* [TASK DIRECTIONS] Count every line below in which "with" occurs, then give only the count.
_ _ _ _ _ _ _
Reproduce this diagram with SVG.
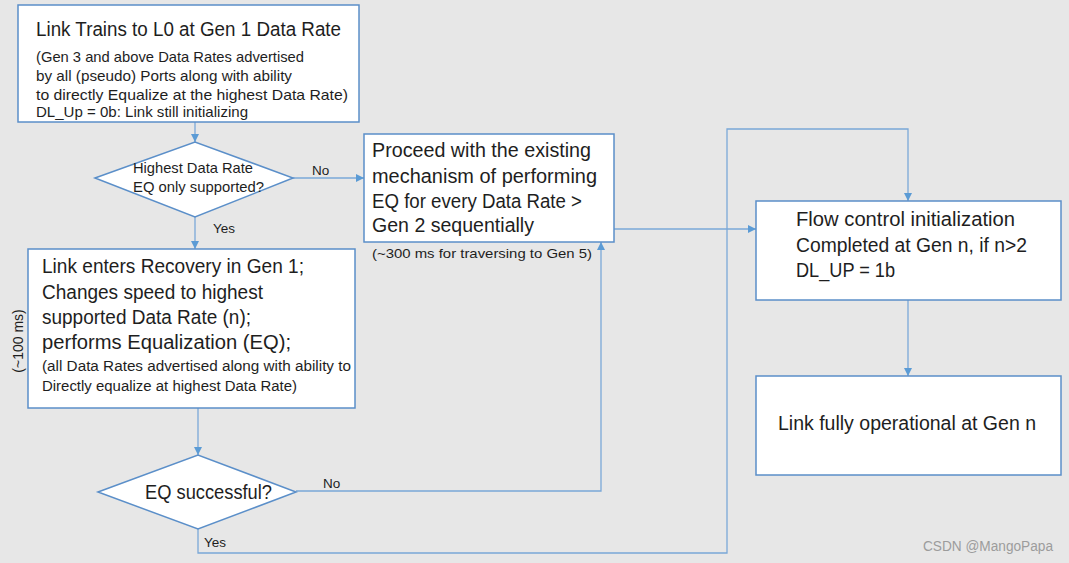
<svg xmlns="http://www.w3.org/2000/svg" width="1069" height="563" viewBox="0 0 1069 563">
<defs>
<marker id="ah" viewBox="0 0 8 8" refX="8" refY="4" markerWidth="8" markerHeight="8" markerUnits="userSpaceOnUse" orient="auto">
<path d="M0,0 L8,4 L0,8 z" fill="#5b9bd5"/>
</marker>
<style>
.box{fill:#ffffff;stroke:#5b8fc9;stroke-width:1.5}
.con{fill:none;stroke:#7aa8d8;stroke-width:1.3}
.t{font-family:"Liberation Sans",Arial,sans-serif;fill:#1e1e1e}
.big{font-size:19.5px}
.sm{font-size:14.5px}
.lbl{font-family:"Liberation Sans",Arial,sans-serif;fill:#1e1e1e;font-size:13.5px}
</style>
</defs>
<rect x="0" y="0" width="1069" height="563" fill="#e7e7e7"/>

<g id="connectors">
<line class="con" x1="195" y1="122" x2="195" y2="142" marker-end="url(#ah)"/>
<line class="con" x1="293" y1="178" x2="364" y2="178" marker-end="url(#ah)"/>
<line class="con" x1="195" y1="217" x2="195" y2="249" marker-end="url(#ah)"/>
<line class="con" x1="614" y1="229" x2="756" y2="229" marker-end="url(#ah)"/>
<line class="con" x1="198" y1="408" x2="198" y2="455" marker-end="url(#ah)"/>
<polyline class="con" points="296,491 601,491 601,242" marker-end="url(#ah)"/>
<polyline class="con" points="198,529 198,553 727,553 727,129 908,129 908,201" marker-end="url(#ah)"/>
<line class="con" x1="908" y1="300" x2="908" y2="376" marker-end="url(#ah)"/>
<text class="lbl" x="312" y="175">No</text>
<text class="lbl" x="213" y="233">Yes</text>
<text class="lbl" x="323" y="488">No</text>
<text class="lbl" x="204" y="547">Yes</text>
</g>

<g id="n1">
<rect class="box" x="18" y="5" width="341" height="117"/>
<text class="t" x="36" y="36" font-size="19.5" textLength="305" lengthAdjust="spacingAndGlyphs">Link Trains to L0 at Gen 1 Data Rate</text>
<text class="t sm" x="36" y="62" textLength="268" lengthAdjust="spacingAndGlyphs">(Gen 3 and above Data Rates advertised</text>
<text class="t sm" x="36" y="81" textLength="256" lengthAdjust="spacingAndGlyphs">by all (pseudo) Ports along with ability</text>
<text class="t sm" x="36" y="100" textLength="312" lengthAdjust="spacingAndGlyphs">to directly Equalize at the highest Data Rate)</text>
<text class="t sm" x="36" y="117" textLength="212" lengthAdjust="spacingAndGlyphs">DL_Up = 0b: Link still initializing</text>
</g>

<g id="n2">
<polygon class="box" points="95,178 195,142 293,178 195,217"/>
<text class="t sm" x="133" y="173" textLength="120" lengthAdjust="spacingAndGlyphs">Highest Data Rate</text>
<text class="t sm" x="133" y="192" textLength="131" lengthAdjust="spacingAndGlyphs">EQ only supported?</text>
</g>

<g id="n3">
<rect class="box" x="364" y="134" width="250" height="108"/>
<text class="t big" x="372" y="157" textLength="219" lengthAdjust="spacingAndGlyphs">Proceed with the existing</text>
<text class="t big" x="372" y="183" textLength="225" lengthAdjust="spacingAndGlyphs">mechanism of performing</text>
<text class="t big" x="372" y="208" textLength="210" lengthAdjust="spacingAndGlyphs">EQ for every Data Rate &gt;</text>
<text class="t big" x="372" y="232" textLength="162" lengthAdjust="spacingAndGlyphs">Gen 2 sequentially</text>
<text class="t" x="372" y="258" font-size="13.5" textLength="220" lengthAdjust="spacingAndGlyphs">(~300 ms for traversing to Gen 5)</text>
</g>

<g id="n4">
<rect class="box" x="28" y="249" width="327" height="159"/>
<text class="t big" x="42" y="273" textLength="262" lengthAdjust="spacingAndGlyphs">Link enters Recovery in Gen 1;</text>
<text class="t big" x="42" y="299" textLength="221" lengthAdjust="spacingAndGlyphs">Changes speed to highest</text>
<text class="t big" x="42" y="324" textLength="209" lengthAdjust="spacingAndGlyphs">supported Data Rate (n);</text>
<text class="t big" x="42" y="349" textLength="249" lengthAdjust="spacingAndGlyphs">performs Equalization (EQ);</text>
<text class="t" x="42" y="371" font-size="14" textLength="309" lengthAdjust="spacingAndGlyphs">(all Data Rates advertised along with ability to</text>
<text class="t" x="42" y="391" font-size="14" textLength="255" lengthAdjust="spacingAndGlyphs">Directly equalize at highest Data Rate)</text>
<text class="t" x="0" y="0" font-size="14" text-anchor="middle" transform="translate(23,341) rotate(-90)">(~100 ms)</text>
</g>

<g id="n5">
<polygon class="box" points="98,492 198,455 296,492 198,529"/>
<text class="t" x="145" y="499" font-size="19.5" textLength="127" lengthAdjust="spacingAndGlyphs">EQ successful?</text>
</g>

<g id="n6">
<rect class="box" x="756" y="201" width="305" height="99"/>
<text class="t big" x="796" y="226" textLength="219" lengthAdjust="spacingAndGlyphs">Flow control initialization</text>
<text class="t big" x="796" y="252" textLength="231" lengthAdjust="spacingAndGlyphs">Completed at Gen n, if n&gt;2</text>
<text class="t big" x="796" y="277" textLength="99" lengthAdjust="spacingAndGlyphs">DL_UP = 1b</text>
</g>

<g id="n7">
<rect class="box" x="756" y="376" width="305" height="99"/>
<text class="t big" x="778" y="430" textLength="258" lengthAdjust="spacingAndGlyphs">Link fully operational at Gen n</text>
</g>

<text x="923" y="551" font-family="Liberation Sans,Arial,sans-serif" font-size="14" fill="#9c9c9c" textLength="130" lengthAdjust="spacingAndGlyphs">CSDN @MangoPapa</text>
</svg>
_ _ _ _ _ _ _
* [FINISHED ANSWER] 4